Nietzsche was certainly onto something. Pride is the driving force behind all of my actions.

***

I just paused for a moment. I noticed I got distracted from my original thought. But when I started again, my mind was like two armies waging war. And a voice appeared in the middle of the fray, and bade the warring forces to drop their weapons. And it said, "Stop talking, fools. Just shut the hell up, and wait for all of this to blow over. Stop fanning the flames. Dumbass. Yes, not 'dumbasses', because you are not enemies. The two are one, and the one is nothing, and the nothing is everything. Nothing's wrong--just shut the f-- up."

And then the scene became dark, like the lights had just turned out on the set. It was just a scene, nothing real. And I had to tell it to you here. But now I really must stop. Stop fighting the current, and let all of this fade to nothing. Stop trying to solve it, stop trying to explain it, stop trying to show off. Just give all of my sins to the heavens as a sacrifice.

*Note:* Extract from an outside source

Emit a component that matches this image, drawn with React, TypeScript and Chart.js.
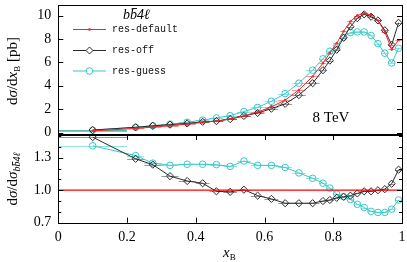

"I offer these to you--my failures. I left them untouched. You will see that I have covered nothing. I accept it all. It is out of my hands. I have faith that you will take good care of them for me, because I am too wicked to be good, too idiotic and malignant to find your ways. When I try to manipulate, I distort. When I distort, I destroy. These sins are all I can give right now, but it is me. I give myself. You have my soul--do with it what you will. Please save it. I have tried, but this has only brought misery. I surrender to the chaos. You give continuously, though I scorn you. I can't speak anymore. I ask your forgiveness for my delusions."


----------